> _YOUR INSTRUCTIONS_
Quote the whole listing exactly. Leave the pictures out of your copy.

> _SOURCE DATA_
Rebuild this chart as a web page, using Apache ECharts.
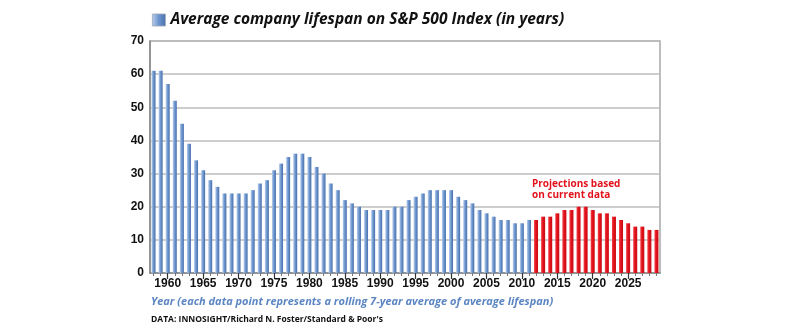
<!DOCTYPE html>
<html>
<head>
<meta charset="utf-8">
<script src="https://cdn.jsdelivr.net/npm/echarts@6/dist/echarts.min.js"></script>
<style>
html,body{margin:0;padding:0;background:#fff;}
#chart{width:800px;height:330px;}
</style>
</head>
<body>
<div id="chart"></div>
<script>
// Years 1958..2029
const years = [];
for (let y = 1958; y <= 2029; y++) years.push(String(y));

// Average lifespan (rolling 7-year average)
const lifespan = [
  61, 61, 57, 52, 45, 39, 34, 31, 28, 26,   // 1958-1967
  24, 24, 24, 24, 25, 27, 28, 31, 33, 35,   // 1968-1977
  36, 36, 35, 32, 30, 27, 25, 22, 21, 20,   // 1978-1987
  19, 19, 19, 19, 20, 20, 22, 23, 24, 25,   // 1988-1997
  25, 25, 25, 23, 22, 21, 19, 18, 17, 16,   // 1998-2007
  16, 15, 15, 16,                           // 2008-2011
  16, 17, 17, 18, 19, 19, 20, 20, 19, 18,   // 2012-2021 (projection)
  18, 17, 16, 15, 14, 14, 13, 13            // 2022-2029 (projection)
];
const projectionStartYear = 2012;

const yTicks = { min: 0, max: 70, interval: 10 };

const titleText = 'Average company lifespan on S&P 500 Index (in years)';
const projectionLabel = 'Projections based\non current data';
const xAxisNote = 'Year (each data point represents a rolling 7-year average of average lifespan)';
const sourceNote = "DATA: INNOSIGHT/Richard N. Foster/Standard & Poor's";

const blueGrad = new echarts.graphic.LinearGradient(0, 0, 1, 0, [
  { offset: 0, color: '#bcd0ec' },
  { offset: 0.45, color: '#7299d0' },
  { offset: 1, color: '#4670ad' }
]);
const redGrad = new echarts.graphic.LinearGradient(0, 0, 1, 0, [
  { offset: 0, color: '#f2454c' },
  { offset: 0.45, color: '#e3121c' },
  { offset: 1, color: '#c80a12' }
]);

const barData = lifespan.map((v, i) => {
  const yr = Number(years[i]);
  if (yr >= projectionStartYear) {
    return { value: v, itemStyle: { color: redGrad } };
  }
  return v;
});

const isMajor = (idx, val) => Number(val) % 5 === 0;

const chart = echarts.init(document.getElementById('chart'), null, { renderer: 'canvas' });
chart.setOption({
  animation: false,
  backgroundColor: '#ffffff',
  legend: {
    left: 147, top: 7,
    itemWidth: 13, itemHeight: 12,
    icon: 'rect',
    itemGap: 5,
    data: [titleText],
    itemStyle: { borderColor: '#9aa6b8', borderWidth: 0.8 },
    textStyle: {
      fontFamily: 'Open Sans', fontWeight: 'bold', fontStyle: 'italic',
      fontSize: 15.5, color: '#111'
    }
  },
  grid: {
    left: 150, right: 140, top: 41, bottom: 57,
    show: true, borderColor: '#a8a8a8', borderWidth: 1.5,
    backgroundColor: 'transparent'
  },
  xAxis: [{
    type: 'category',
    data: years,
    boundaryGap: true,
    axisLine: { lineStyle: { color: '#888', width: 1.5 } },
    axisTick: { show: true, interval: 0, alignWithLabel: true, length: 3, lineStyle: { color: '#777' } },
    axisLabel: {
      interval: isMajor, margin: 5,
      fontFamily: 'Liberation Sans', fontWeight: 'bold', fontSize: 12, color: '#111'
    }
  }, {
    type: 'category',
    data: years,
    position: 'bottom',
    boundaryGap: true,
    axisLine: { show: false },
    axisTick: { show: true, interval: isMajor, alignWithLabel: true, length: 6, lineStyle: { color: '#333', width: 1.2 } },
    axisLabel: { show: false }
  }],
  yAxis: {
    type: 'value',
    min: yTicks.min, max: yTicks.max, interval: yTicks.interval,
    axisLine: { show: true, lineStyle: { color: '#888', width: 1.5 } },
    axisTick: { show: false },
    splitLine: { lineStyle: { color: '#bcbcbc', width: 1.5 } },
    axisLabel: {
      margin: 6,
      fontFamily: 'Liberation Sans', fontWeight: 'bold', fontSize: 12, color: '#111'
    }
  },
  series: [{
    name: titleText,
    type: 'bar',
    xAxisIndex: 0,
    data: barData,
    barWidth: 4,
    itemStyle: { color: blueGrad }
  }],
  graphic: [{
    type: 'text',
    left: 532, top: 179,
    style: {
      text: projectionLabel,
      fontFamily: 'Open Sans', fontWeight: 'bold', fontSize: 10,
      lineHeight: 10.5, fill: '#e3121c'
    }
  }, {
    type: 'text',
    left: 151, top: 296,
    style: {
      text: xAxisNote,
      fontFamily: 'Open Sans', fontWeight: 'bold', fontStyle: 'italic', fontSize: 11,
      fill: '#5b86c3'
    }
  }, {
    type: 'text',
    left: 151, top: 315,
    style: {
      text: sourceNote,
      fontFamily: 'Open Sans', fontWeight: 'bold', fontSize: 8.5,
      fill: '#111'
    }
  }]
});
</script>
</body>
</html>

> _RESPONSE_
Rebuild this chart as a web page, using Apache ECharts.
<!DOCTYPE html>
<html>
<head>
<meta charset="utf-8">
<script src="https://cdn.jsdelivr.net/npm/echarts@6/dist/echarts.min.js"></script>
<style>
html,body{margin:0;padding:0;background:#fff;}
#chart{width:800px;height:330px;}
</style>
</head>
<body>
<div id="chart"></div>
<script>
// Years 1958..2029
const years = [];
for (let y = 1958; y <= 2029; y++) years.push(String(y));

// Average lifespan (rolling 7-year average)
const lifespan = [
  61, 61, 57, 52, 45, 39, 34, 31, 28, 26,   // 1958-1967
  24, 24, 24, 24, 25, 27, 28, 31, 33, 35,   // 1968-1977
  36, 36, 35, 32, 30, 27, 25, 22, 21, 20,   // 1978-1987
  19, 19, 19, 19, 20, 20, 22, 23, 24, 25,   // 1988-1997
  25, 25, 25, 23, 22, 21, 19, 18, 17, 16,   // 1998-2007
  16, 15, 15, 16,                           // 2008-2011
  16, 17, 17, 18, 19, 19, 20, 20, 19, 18,   // 2012-2021 (projection)
  18, 17, 16, 15, 14, 14, 13, 13            // 2022-2029 (projection)
];
const projectionStartYear = 2012;

const yTicks = { min: 0, max: 70, interval: 10 };

const titleText = 'Average company lifespan on S&P 500 Index (in years)';
const projectionLabel = 'Projections based\non current data';
const xAxisNote = 'Year (each data point represents a rolling 7-year average of average lifespan)';
const sourceNote = "DATA: INNOSIGHT/Richard N. Foster/Standard & Poor's";

const blueGrad = new echarts.graphic.LinearGradient(0, 0, 1, 0, [
  { offset: 0, color: '#bcd0ec' },
  { offset: 0.45, color: '#7299d0' },
  { offset: 1, color: '#4670ad' }
]);
const redGrad = new echarts.graphic.LinearGradient(0, 0, 1, 0, [
  { offset: 0, color: '#f2454c' },
  { offset: 0.45, color: '#e3121c' },
  { offset: 1, color: '#c80a12' }
]);

const barData = lifespan.map((v, i) => {
  const yr = Number(years[i]);
  if (yr >= projectionStartYear) {
    return { value: v, itemStyle: { color: redGrad } };
  }
  return v;
});

const isMajor = (idx, val) => Number(val) % 5 === 0;

const chart = echarts.init(document.getElementById('chart'), null, { renderer: 'canvas' });
chart.setOption({
  animation: false,
  backgroundColor: '#ffffff',
  legend: {
    left: 147, top: 7,
    itemWidth: 13, itemHeight: 12,
    icon: 'rect',
    itemGap: 5,
    data: [titleText],
    itemStyle: { borderColor: '#9aa6b8', borderWidth: 0.8 },
    textStyle: {
      fontFamily: 'Open Sans', fontWeight: 'bold', fontStyle: 'italic',
      fontSize: 15.5, color: '#111'
    }
  },
  grid: {
    left: 150, right: 140, top: 41, bottom: 57,
    show: true, borderColor: '#a8a8a8', borderWidth: 1.5,
    backgroundColor: 'transparent'
  },
  xAxis: [{
    type: 'category',
    data: years,
    boundaryGap: true,
    axisLine: { lineStyle: { color: '#888', width: 1.5 } },
    axisTick: { show: true, interval: 0, alignWithLabel: true, length: 3, lineStyle: { color: '#777' } },
    axisLabel: {
      interval: isMajor, margin: 5,
      fontFamily: 'Liberation Sans', fontWeight: 'bold', fontSize: 12, color: '#111'
    }
  }, {
    type: 'category',
    data: years,
    position: 'bottom',
    boundaryGap: true,
    axisLine: { show: false },
    axisTick: { show: true, interval: isMajor, alignWithLabel: true, length: 6, lineStyle: { color: '#333', width: 1.2 } },
    axisLabel: { show: false }
  }],
  yAxis: {
    type: 'value',
    min: yTicks.min, max: yTicks.max, interval: yTicks.interval,
    axisLine: { show: true, lineStyle: { color: '#888', width: 1.5 } },
    axisTick: { show: false },
    splitLine: { lineStyle: { color: '#bcbcbc', width: 1.5 } },
    axisLabel: {
      margin: 6,
      fontFamily: 'Liberation Sans', fontWeight: 'bold', fontSize: 12, color: '#111'
    }
  },
  series: [{
    name: titleText,
    type: 'bar',
    xAxisIndex: 0,
    data: barData,
    barWidth: 4,
    itemStyle: { color: blueGrad }
  }],
  graphic: [{
    type: 'text',
    left: 532, top: 179,
    style: {
      text: projectionLabel,
      fontFamily: 'Open Sans', fontWeight: 'bold', fontSize: 10,
      lineHeight: 10.5, fill: '#e3121c'
    }
  }, {
    type: 'text',
    left: 151, top: 296,
    style: {
      text: xAxisNote,
      fontFamily: 'Open Sans', fontWeight: 'bold', fontStyle: 'italic', fontSize: 11,
      fill: '#5b86c3'
    }
  }, {
    type: 'text',
    left: 151, top: 315,
    style: {
      text: sourceNote,
      fontFamily: 'Open Sans', fontWeight: 'bold', fontSize: 8.5,
      fill: '#111'
    }
  }]
});
</script>
</body>
</html>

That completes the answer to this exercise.